EXERCISE TASK ▸
Copy all lines below exactly as written. Leave pictures out.

SUPPLIED MATERIAL ▸
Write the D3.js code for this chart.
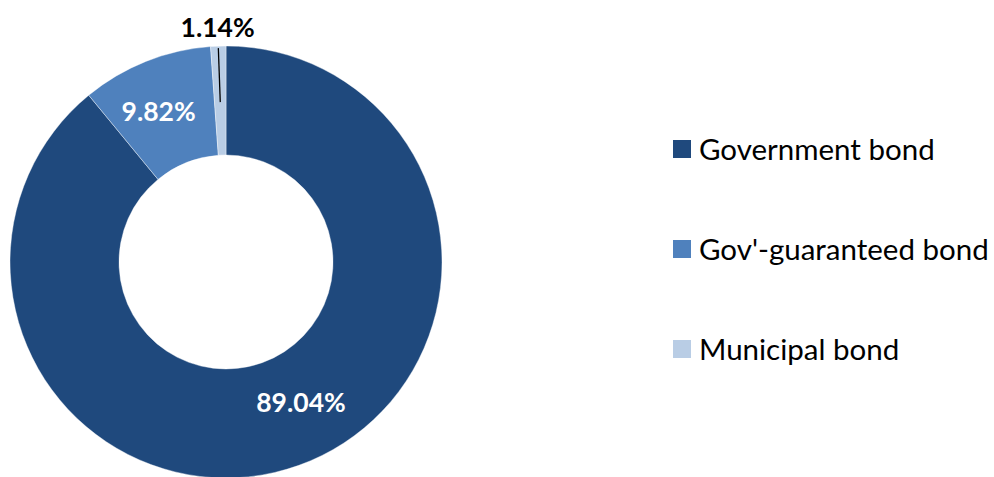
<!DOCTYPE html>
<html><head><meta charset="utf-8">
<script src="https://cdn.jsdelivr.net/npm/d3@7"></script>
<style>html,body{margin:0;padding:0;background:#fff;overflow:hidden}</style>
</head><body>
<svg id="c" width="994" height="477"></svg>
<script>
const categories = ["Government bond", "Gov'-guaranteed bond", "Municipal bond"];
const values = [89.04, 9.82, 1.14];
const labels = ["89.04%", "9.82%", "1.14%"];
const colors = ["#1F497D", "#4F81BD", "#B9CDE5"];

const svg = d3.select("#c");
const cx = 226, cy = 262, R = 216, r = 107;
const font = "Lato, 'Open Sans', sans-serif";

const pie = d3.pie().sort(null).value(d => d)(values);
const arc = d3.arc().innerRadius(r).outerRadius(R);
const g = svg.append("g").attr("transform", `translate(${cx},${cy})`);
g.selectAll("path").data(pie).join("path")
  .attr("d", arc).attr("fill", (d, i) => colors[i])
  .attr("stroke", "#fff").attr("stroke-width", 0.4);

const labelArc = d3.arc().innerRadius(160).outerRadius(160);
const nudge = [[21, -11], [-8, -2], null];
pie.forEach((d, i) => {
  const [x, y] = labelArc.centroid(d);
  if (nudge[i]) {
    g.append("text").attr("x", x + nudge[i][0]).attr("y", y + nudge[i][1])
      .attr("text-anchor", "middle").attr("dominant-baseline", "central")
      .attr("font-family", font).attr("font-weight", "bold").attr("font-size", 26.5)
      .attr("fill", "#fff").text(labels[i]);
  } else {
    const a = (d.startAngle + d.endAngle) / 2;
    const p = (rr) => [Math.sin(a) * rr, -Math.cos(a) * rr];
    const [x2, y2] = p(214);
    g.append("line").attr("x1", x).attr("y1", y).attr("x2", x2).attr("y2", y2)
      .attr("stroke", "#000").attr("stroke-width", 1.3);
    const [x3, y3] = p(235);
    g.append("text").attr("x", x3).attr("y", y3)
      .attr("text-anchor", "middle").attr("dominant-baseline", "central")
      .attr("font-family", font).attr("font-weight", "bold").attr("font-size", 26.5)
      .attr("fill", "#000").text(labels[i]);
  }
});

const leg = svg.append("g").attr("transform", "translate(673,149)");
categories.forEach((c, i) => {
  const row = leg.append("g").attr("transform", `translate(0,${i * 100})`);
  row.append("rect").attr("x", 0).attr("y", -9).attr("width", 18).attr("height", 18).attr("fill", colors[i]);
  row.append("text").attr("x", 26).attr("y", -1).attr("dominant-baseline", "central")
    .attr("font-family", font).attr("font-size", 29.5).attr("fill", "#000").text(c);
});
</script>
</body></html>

TASK RESPONSE ▸
Write the D3.js code for this chart.
<!DOCTYPE html>
<html><head><meta charset="utf-8">
<script src="https://cdn.jsdelivr.net/npm/d3@7"></script>
<style>html,body{margin:0;padding:0;background:#fff;overflow:hidden}</style>
</head><body>
<svg id="c" width="994" height="477"></svg>
<script>
const categories = ["Government bond", "Gov'-guaranteed bond", "Municipal bond"];
const values = [89.04, 9.82, 1.14];
const labels = ["89.04%", "9.82%", "1.14%"];
const colors = ["#1F497D", "#4F81BD", "#B9CDE5"];

const svg = d3.select("#c");
const cx = 226, cy = 262, R = 216, r = 107;
const font = "Lato, 'Open Sans', sans-serif";

const pie = d3.pie().sort(null).value(d => d)(values);
const arc = d3.arc().innerRadius(r).outerRadius(R);
const g = svg.append("g").attr("transform", `translate(${cx},${cy})`);
g.selectAll("path").data(pie).join("path")
  .attr("d", arc).attr("fill", (d, i) => colors[i])
  .attr("stroke", "#fff").attr("stroke-width", 0.4);

const labelArc = d3.arc().innerRadius(160).outerRadius(160);
const nudge = [[21, -11], [-8, -2], null];
pie.forEach((d, i) => {
  const [x, y] = labelArc.centroid(d);
  if (nudge[i]) {
    g.append("text").attr("x", x + nudge[i][0]).attr("y", y + nudge[i][1])
      .attr("text-anchor", "middle").attr("dominant-baseline", "central")
      .attr("font-family", font).attr("font-weight", "bold").attr("font-size", 26.5)
      .attr("fill", "#fff").text(labels[i]);
  } else {
    const a = (d.startAngle + d.endAngle) / 2;
    const p = (rr) => [Math.sin(a) * rr, -Math.cos(a) * rr];
    const [x2, y2] = p(214);
    g.append("line").attr("x1", x).attr("y1", y).attr("x2", x2).attr("y2", y2)
      .attr("stroke", "#000").attr("stroke-width", 1.3);
    const [x3, y3] = p(235);
    g.append("text").attr("x", x3).attr("y", y3)
      .attr("text-anchor", "middle").attr("dominant-baseline", "central")
      .attr("font-family", font).attr("font-weight", "bold").attr("font-size", 26.5)
      .attr("fill", "#000").text(labels[i]);
  }
});

const leg = svg.append("g").attr("transform", "translate(673,149)");
categories.forEach((c, i) => {
  const row = leg.append("g").attr("transform", `translate(0,${i * 100})`);
  row.append("rect").attr("x", 0).attr("y", -9).attr("width", 18).attr("height", 18).attr("fill", colors[i]);
  row.append("text").attr("x", 26).attr("y", -1).attr("dominant-baseline", "central")
    .attr("font-family", font).attr("font-size", 29.5).attr("fill", "#000").text(c);
});
</script>
</body></html>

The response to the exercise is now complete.